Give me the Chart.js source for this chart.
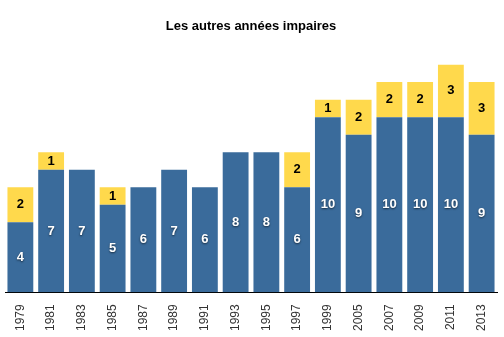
########################################
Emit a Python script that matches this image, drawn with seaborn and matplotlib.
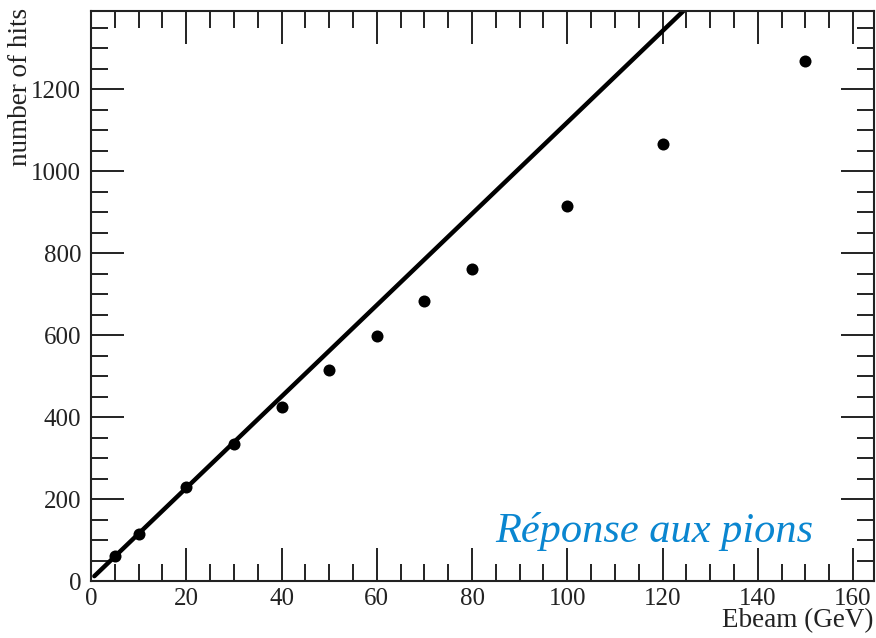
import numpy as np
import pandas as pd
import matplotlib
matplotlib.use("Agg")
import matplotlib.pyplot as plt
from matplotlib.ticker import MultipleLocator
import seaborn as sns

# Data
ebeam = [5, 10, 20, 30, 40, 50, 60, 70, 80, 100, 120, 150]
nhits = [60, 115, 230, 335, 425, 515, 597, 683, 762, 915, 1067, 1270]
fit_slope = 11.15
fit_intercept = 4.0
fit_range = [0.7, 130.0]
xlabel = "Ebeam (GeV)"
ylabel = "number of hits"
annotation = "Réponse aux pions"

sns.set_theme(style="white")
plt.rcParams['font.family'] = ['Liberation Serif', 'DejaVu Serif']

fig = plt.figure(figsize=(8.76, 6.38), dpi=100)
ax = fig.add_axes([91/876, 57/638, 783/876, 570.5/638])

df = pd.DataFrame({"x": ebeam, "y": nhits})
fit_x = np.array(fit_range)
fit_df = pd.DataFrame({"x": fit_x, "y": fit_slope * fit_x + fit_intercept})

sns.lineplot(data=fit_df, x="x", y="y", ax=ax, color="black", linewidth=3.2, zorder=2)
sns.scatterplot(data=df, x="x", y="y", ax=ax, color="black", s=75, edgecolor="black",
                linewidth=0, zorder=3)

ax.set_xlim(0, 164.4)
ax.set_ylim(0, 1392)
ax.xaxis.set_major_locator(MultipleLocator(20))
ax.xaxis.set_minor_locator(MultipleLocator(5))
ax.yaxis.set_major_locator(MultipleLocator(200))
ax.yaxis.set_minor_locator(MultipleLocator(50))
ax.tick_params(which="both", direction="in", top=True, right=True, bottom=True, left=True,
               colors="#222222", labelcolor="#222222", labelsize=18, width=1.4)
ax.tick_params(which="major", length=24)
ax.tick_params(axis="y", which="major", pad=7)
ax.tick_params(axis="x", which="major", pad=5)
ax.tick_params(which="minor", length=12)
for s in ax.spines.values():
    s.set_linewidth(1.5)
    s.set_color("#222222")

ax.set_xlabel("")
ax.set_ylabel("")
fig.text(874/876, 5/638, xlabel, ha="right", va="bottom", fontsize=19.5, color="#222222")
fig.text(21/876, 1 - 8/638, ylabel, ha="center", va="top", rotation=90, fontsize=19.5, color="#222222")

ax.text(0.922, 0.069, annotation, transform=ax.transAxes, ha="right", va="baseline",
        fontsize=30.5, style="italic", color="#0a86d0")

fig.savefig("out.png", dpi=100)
########################################
**Problem requirements**:
Please quote only the span of lines whose first line contains "Emit a Python" and whose last line contains "import seaborn as sns", leaving every picture out.

**Solved problem**:
Emit a Python script that matches this image, drawn with seaborn and matplotlib.
import numpy as np
import pandas as pd
import matplotlib
matplotlib.use("Agg")
import matplotlib.pyplot as plt
from matplotlib.ticker import MultipleLocator
import seaborn as sns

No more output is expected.